**Items from a dataset:**
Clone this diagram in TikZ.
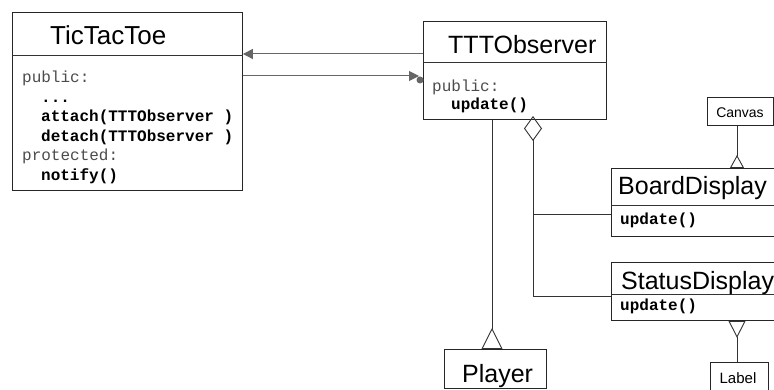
\documentclass[tikz,border=0pt]{standalone}
\usepackage{fontspec}
\setmainfont{Liberation Sans}
\newfontfamily\codefont{Liberation Mono}
\usepackage{xcolor}
\usepackage{tikz}
\usetikzlibrary{arrows.meta,positioning,calc}

\newcommand{\ind}{\hspace*{19pt}}
\newcommand{\kw}[1]{\textcolor{black!70}{#1}}

\begin{document}
\begin{tikzpicture}[
    x=1pt, y=-1pt,
    classbox/.style={rectangle, draw=black!85, line width=0.9pt, inner sep=0pt, anchor=north west},
    titletext/.style={font=\fontsize{25}{25}\selectfont, anchor=base west, inner sep=0pt},
    smalltext/.style={font=\fontsize{14}{14}\selectfont, anchor=base, inner sep=0pt},
    codetext/.style={font=\codefont\fontsize{16}{19.5}\selectfont, align=left, anchor=base west, inner sep=0pt},
    link/.style={draw=black!80, line width=0.9pt},
    navlink/.style={draw=black!60, line width=1pt, -{Triangle[length=10pt,width=10pt,fill=black!60]}}
]
\useasboundingbox (0,0) rectangle (774,390);
\fill[white] (0,0) rectangle (774,390);
\clip (0,0) rectangle (774,390);

% classes
\node[classbox, minimum width=230pt, minimum height=178pt] (game) at (12,12) {};
\node[classbox, minimum width=183pt, minimum height=98pt] (obs) at (423,21) {};
\node[classbox, minimum width=180pt, minimum height=68pt] (board) at (611,168) {};
\node[classbox, minimum width=180pt, minimum height=58pt] (status) at (611,262) {};
\node[classbox, minimum width=66pt, minimum height=28pt] (canvas) at (707,97) {};
\node[classbox, minimum width=58pt, minimum height=40pt] (label) at (710,362) {};
\node[classbox, minimum width=102pt, minimum height=39pt] (player) at (444,349) {};

% compartments
\draw[link] (game.west |- 0,55) -- (game.east |- 0,55);
\draw[link] (obs.west |- 0,62) -- (obs.east |- 0,62);
\draw[link] (board.west |- 0,205) -- (board.east |- 0,205);
\draw[link] (status.west |- 0,294) -- (status.east |- 0,294);

% names
\node[titletext, font=\fontsize{26}{26}\selectfont] (gamename) at (50,45) {TicTacToe};
\node[titletext] (obsname) at (448,54) {TTTObserver};
\node[titletext] (boardname) at (618,195) {BoardDisplay};
\node[titletext] (statusname) at (621,289) {StatusDisplay};
\node[titletext] (playername) at (462,382) {Player};
\node[smalltext] (canvasname) at (740,118) {Canvas};
\node[smalltext, font=\fontsize{15}{15}\selectfont] (labelname) at (738,383) {Label};

% operations (base = last line)
\node[codetext] (gameops) at (22,180.5) {\kw{public:}\\
  \ind\textbf{...}\\
  \ind\textbf{attach(TTTObserver )}\\
  \ind\textbf{detach(TTTObserver )}\\
  \kw{protected:}\\
  \ind\textbf{notify()}};
\node[codetext, font=\codefont\fontsize{16}{18}\selectfont] (obsops) at (432,110) {\kw{public:}\\
  \ind\textbf{update()}};
\node[codetext] (boardops) at (620,225) {\textbf{update()}};
\node[codetext] (statusops) at (620,310) {\textbf{update()}};

% connectors
\coordinate (aggtop) at (533,116);
\coordinate (forkb) at (533,214);
\coordinate (forks) at (533,296);

\draw[navlink] (obs.west |- 0,54) -- (game.east |- 0,54);
\draw[navlink, shorten >=4pt] (game.east |- 0,76) -- (obs.west |- 0,76);
\fill[black!60] ($(obs.west |- 0,80)+(-3,0)$) circle (3.5pt);

\draw[link, {Diamond[open,length=25pt,width=18pt]}-] (aggtop) -- (forks) -- (status.west |- forks);
\draw[link] (forkb) -- (board.west |- forkb);
\draw[link, -{Triangle[open,reversed,length=21pt,width=21pt]}] (obs.south -| 492,0) -- (player.north -| 492,0);
\draw[link, -{Triangle[open,reversed,length=13pt,width=14pt]}] (canvas.south -| 737,0) -- (board.north -| 737,0);
\draw[link, {Triangle[open,reversed,length=17pt,width=17pt]}-] (status.south -| 737,0) -- (label.north -| 737,0);

\end{tikzpicture}
\end{document}
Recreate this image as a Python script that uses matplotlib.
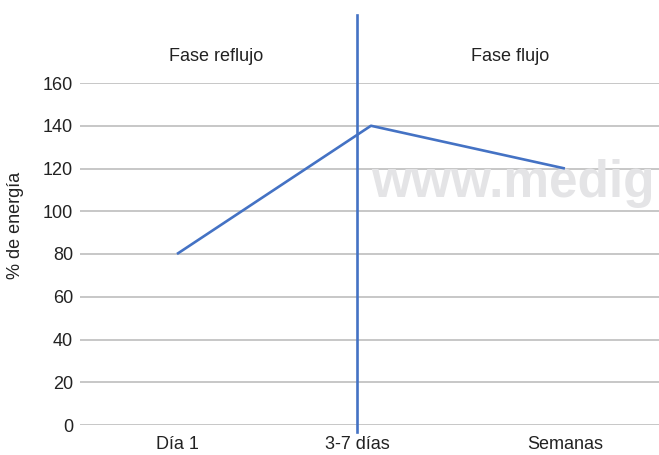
import matplotlib
matplotlib.use("Agg")
import matplotlib.pyplot as plt

categories = ["Día 1", "3-7 días", "Semanas"]
values = [80, 140, 120]
y_ticks = [0, 20, 40, 60, 80, 100, 120, 140, 160]
phase_labels = ["Fase reflujo", "Fase flujo"]
ylabel = "% de energía"
watermark = "www.medig"

plt.rcParams['font.family'] = ['Liberation Sans', 'DejaVu Sans']

fig = plt.figure(figsize=(6.59, 4.55), dpi=100)
ax = fig.add_axes([80/659, 1-425/455, 1-80/659, (425-83)/455])

xs = list(range(len(categories)))
ax.plot(xs, values, color="#4472c4", lw=1.9, solid_capstyle="butt", zorder=4)

ax.set_xlim(-0.5, 2.485)
ax.set_ylim(0, 160)
ax.set_yticks(y_ticks)
ax.set_yticklabels([str(v) for v in y_ticks])
ax.yaxis.grid(True, color="#bdbdbd", lw=1.2)
ax.set_axisbelow(True)
for s in ax.spines.values():
    s.set_visible(False)
ax.tick_params(axis="both", length=0, labelsize=13, labelcolor="#222222")
ax.tick_params(axis="y", pad=5)
ax.tick_params(axis="x", pad=8)

# divider between phases
div_x = 0.928
ax.set_xticks([0, div_x, 2])
ax.set_xticklabels(categories)
ax.plot([div_x, div_x], [-3.3, 192], color="#4472c4", lw=1.9, clip_on=False, zorder=5)

ax.text(0.2, 172.5, phase_labels[0], ha="center", va="center", fontsize=13, color="#222222")
ax.text(1.72, 172.5, phase_labels[1], ha="center", va="center", fontsize=13, color="#222222")

ax.text(1.0, 106.7, watermark, ha="left", va="baseline", fontsize=37, fontweight="bold",
        color="#e4e4e6", zorder=1)

fig.text(16/659, 1-225/455, ylabel, rotation=90, ha="center", va="center",
         fontsize=13, color="#222222")

fig.savefig("out.png", dpi=100)
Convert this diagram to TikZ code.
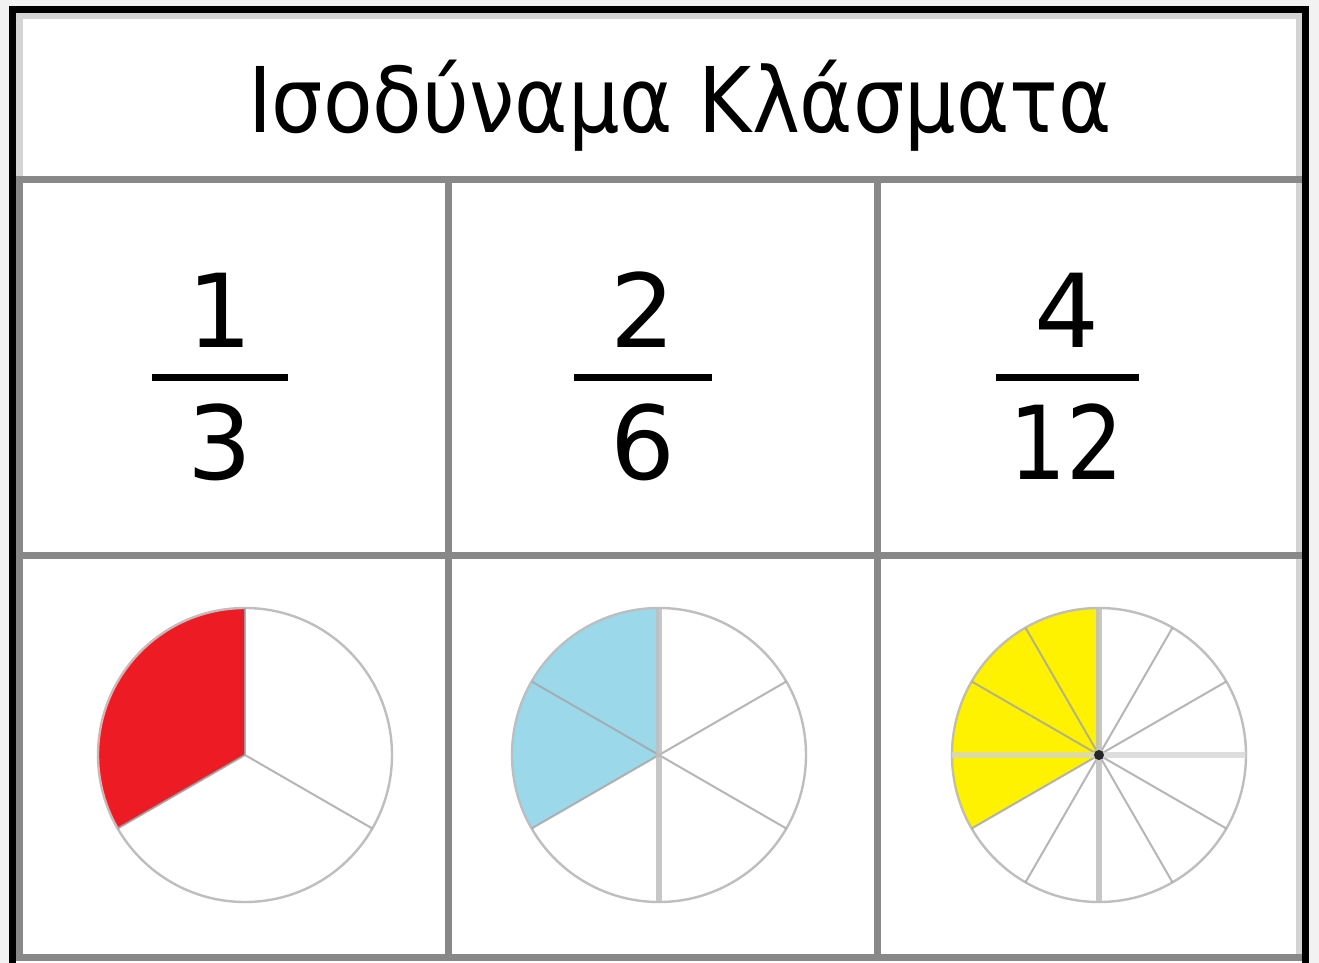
\documentclass[tikz,border=0pt]{standalone}
\usepackage{fontspec}
\setmainfont{DejaVu Sans}
\definecolor{outbg}{HTML}{F2F2F2}
\definecolor{gridgray}{HTML}{888888}
\definecolor{lightgrid}{HTML}{D4D4D4}
\definecolor{pieline}{HTML}{BEBEBE}
\definecolor{spokegray}{HTML}{A4A4A4}
\definecolor{redf}{HTML}{ED1C24}
\definecolor{bluef}{HTML}{9BD8EA}
\definecolor{yellowf}{HTML}{FFF200}
\tikzset{
  x=0.5pt, y=0.5pt,
  blackedge/.style={line width=3.5pt, draw=black},
  grayedge/.style={line width=3.5pt, draw=gridgray},
  lightedge/.style={line width=3.2pt, draw=lightgrid},
  fracbar/.style={line width=3.5pt, draw=black},
  digit/.style={anchor=base, inner sep=0pt, font=\fontsize{51}{60}\selectfont},
  rim/.style={line width=1.2pt, draw=pieline},
  spoke/.style={line width=1pt, draw=spokegray, opacity=0.8},
  axisspoke/.style={line width=2.6pt, draw=pieline, opacity=0.85},
}
\newsavebox\titlebox
\newlength\titlew
\begin{document}
\sbox\titlebox{\fontsize{45.3}{54}\selectfont Ισοδύναμα Κλάσματα}
\setlength\titlew{\wd\titlebox}
\pgfmathsetmacro\tsx{432pt/\titlew}
\begin{tikzpicture}
\useasboundingbox (0,0) rectangle (1319,-963);
% backgrounds
\fill[outbg] (0,0) rectangle (1319,-963);
\fill[white] (12.5,-9.5) rectangle (1305.5,-963);
% inner grid lines
\draw[lightedge] (16,-16) -- (1302,-16);
\draw[lightedge] (19.5,-13) -- (19.5,-176);
\draw[grayedge] (19.5,-176) -- (19.5,-961);
\draw[lightedge] (1299,-13) -- (1299,-961);
\draw[grayedge] (16,-179.5) -- (1302,-179.5);
\draw[grayedge] (16,-555.5) -- (1302,-555.5);
\draw[grayedge] (448.5,-176) -- (448.5,-961);
\draw[grayedge] (877,-176) -- (877,-961);
\draw[grayedge] (16,-957.5) -- (1302,-957.5);
% outer black border
\draw[blackedge] (12.5,-963) -- (12.5,-9.5) -- (1305.5,-9.5) -- (1305.5,-963);

% title
\node[anchor=base, inner sep=0pt] (title) at (680,-133) {\scalebox{\tsx}[1]{\usebox\titlebox}};

% fractions
\node[digit] (n1) at (220,-347) {1};
\draw[fracbar] (152,-377.5) -- (288,-377.5);
\node[digit] (d1) at (220,-479) {3};

\node[digit] (n2) at (643,-347) {2};
\draw[fracbar] (574,-377.5) -- (712,-377.5);
\node[digit] (d2) at (643,-479) {6};

\node[digit] (n3) at (1067,-347) {4};
\draw[fracbar] (996,-377.5) -- (1139,-377.5);
\node[digit] (d3) at (1067,-479) {\scalebox{0.88}[1]{12}};

% pie 1: thirds
\coordinate (c1) at (245,-755);
\fill[redf] (c1) -- ++(90:147) arc[start angle=90, end angle=210, radius=147] -- cycle;
\draw[rim] (c1) circle[radius=147];
\foreach \a in {90,210,330} \draw[spoke] (c1) -- ++(\a:147);

% pie 2: sixths
\coordinate (c2) at (659,-755);
\fill[bluef] (c2) -- ++(90:147) arc[start angle=90, end angle=210, radius=147] -- cycle;
\draw[rim] (c2) circle[radius=147];
\foreach \a in {30,150,210,330} \draw[spoke] (c2) -- ++(\a:147);
\draw[axisspoke] (c2) ++(0,147) -- ++(0,-294);

% pie 3: twelfths
\coordinate (c3) at (1099,-755);
\fill[yellowf] (c3) -- ++(90:147) arc[start angle=90, end angle=210, radius=147] -- cycle;
\draw[rim] (c3) circle[radius=147];
\foreach \a in {30,60,120,150,210,240,300,330} \draw[spoke] (c3) -- ++(\a:147);
\draw[line width=3pt, draw=lightgrid, opacity=0.75] (c3) ++(-147,0) -- ++(294,0);
\draw[axisspoke] (c3) ++(0,147) -- ++(0,-294);
\fill[black!85] (c3) circle[radius=5];
\end{tikzpicture}
\end{document}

**What to do:** Using the entries above, repeat exactly the lines from the one with "Recreate this image" to the one with "lw=1.9, clip_on=False, zorder=5)", both included, and leave the pictures behind.

**Output for this task:**
Recreate this image as a Python script that uses matplotlib.
import matplotlib
matplotlib.use("Agg")
import matplotlib.pyplot as plt

categories = ["Día 1", "3-7 días", "Semanas"]
values = [80, 140, 120]
y_ticks = [0, 20, 40, 60, 80, 100, 120, 140, 160]
phase_labels = ["Fase reflujo", "Fase flujo"]
ylabel = "% de energía"
watermark = "www.medig"

plt.rcParams['font.family'] = ['Liberation Sans', 'DejaVu Sans']

fig = plt.figure(figsize=(6.59, 4.55), dpi=100)
ax = fig.add_axes([80/659, 1-425/455, 1-80/659, (425-83)/455])

xs = list(range(len(categories)))
ax.plot(xs, values, color="#4472c4", lw=1.9, solid_capstyle="butt", zorder=4)

ax.set_xlim(-0.5, 2.485)
ax.set_ylim(0, 160)
ax.set_yticks(y_ticks)
ax.set_yticklabels([str(v) for v in y_ticks])
ax.yaxis.grid(True, color="#bdbdbd", lw=1.2)
ax.set_axisbelow(True)
for s in ax.spines.values():
    s.set_visible(False)
ax.tick_params(axis="both", length=0, labelsize=13, labelcolor="#222222")
ax.tick_params(axis="y", pad=5)
ax.tick_params(axis="x", pad=8)

# divider between phases
div_x = 0.928
ax.set_xticks([0, div_x, 2])
ax.set_xticklabels(categories)
ax.plot([div_x, div_x], [-3.3, 192], color="#4472c4", lw=1.9, clip_on=False, zorder=5)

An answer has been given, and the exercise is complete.